Wildness Keeps us Alive
Camas Magazine poetry editor Megan McInerney shares some thoughts after our reading "Wilderness and the Human Imagination," hosted in the Mansfield Library in collaboration with Cutbank Magazine.
Those of us here at Camas and the University of Montana are lucky to call Missoula home. It’s not just that we live in a spectacularly beautiful place. We live in a town full of people who appreciate some of life’s finest things: words and wilderness.
On October 8th, community members gathered in the Mansfield Library for a Wilderness Reading — hosted by Camas and CutBank Magazine — in celebration of The Wilderness Act’s 50th Anniversary and to kick off Missoula’s fifteenth annual festival of the book. Students from the University’s MFA and Environmental Studies programs shared stories and poems interwoven around a common theme: to explore the intersection of the human and wild.

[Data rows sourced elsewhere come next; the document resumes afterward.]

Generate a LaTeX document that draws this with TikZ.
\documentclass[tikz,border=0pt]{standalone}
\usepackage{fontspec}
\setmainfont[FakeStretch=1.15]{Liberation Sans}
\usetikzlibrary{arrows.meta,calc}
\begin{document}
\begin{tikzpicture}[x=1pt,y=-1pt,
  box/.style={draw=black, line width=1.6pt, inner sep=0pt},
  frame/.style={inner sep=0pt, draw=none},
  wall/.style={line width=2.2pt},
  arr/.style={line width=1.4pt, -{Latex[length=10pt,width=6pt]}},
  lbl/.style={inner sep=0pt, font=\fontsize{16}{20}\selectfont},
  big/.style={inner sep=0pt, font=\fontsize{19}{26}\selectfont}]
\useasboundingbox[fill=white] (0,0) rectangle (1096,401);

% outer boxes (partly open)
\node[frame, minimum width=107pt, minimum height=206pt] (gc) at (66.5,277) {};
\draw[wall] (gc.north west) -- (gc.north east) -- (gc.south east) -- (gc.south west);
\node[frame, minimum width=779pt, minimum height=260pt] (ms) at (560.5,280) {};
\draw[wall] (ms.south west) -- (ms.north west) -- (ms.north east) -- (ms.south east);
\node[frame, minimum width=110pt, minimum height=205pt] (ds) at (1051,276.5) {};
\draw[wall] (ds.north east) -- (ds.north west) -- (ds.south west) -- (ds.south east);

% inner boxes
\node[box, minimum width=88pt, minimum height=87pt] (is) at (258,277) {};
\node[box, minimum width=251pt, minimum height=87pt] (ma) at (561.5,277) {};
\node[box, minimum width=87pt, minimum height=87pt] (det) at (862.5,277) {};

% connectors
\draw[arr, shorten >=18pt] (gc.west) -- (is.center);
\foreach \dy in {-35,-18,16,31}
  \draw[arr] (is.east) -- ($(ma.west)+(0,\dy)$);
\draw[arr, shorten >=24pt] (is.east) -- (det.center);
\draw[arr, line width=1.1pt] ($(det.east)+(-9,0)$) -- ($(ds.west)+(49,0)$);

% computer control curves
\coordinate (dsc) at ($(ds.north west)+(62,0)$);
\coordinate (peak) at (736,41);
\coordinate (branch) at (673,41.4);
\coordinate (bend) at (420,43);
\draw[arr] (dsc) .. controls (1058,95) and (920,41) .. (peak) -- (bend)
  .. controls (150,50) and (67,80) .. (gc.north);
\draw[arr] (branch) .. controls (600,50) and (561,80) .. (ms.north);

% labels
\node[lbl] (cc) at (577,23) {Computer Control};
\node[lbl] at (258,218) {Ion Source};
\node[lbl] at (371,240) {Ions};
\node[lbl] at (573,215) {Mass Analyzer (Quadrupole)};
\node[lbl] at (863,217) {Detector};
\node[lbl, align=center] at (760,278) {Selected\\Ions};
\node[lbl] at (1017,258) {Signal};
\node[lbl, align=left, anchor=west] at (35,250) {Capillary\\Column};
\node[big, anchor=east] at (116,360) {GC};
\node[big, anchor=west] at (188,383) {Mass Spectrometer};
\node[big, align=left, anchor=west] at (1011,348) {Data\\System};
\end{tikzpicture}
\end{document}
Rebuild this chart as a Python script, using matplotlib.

What does it mean to be wild?
What’s our fascination with wilderness, and what’s our place within it?
How is it designated and managed?
Is wilderness still wilderness if we’re in it?
These were some of the questions raised during the reading, along with stunning moments and images left to linger in listeners’ minds:
A child faces a dusty terrarium, admires a beautifully spun silk cocoon. A human being realizes she’s just a speck, like the stars. A soul sermon in the wilderness, more powerful than any in church. The indescribable power of wilderness and a vow to love and preserve it, until its death, or ours. A poet discovers that emptiness in the air is the only thing that can fill her up. A city boy confesses he seldom goes to the wilderness, but he wants to know it’s there. Abandoned bird nests. Thick barked oak. Owls and alders beneath a speckled sky. An activist’s startling advice: the best way to save the natural world is to sit down in a city and refuse to get up. A wilderness prayer that brings wildness into the room, leaving the audience silent and shut-eyed.
Why do we need wilderness?
Why do we need words?
Can words be wild?
Whether it refers to an un-tame, unspoiled state in the natural world or a state of mind that refuses to be cultivated and controlled — we need what’s wild because it’s what keeps us alive. Gathering to hear spoken word and stories is a dying ritual within an American consumer culture that promotes entertainment as mindless (and often visual) distraction. Words, just like wilderness, are vanishing from our daily lives faster than we can figure out how to preserve them.
These kinds of readings matter because they generate hope.
I remember what Rick Bass said when he read to a packed audience at the Badlander last spring: “Missoula ought to be the place to show the rest of the States how to resist the bullshit.”
It’s why we do what we do at Camas. The world needs these voices, these stories.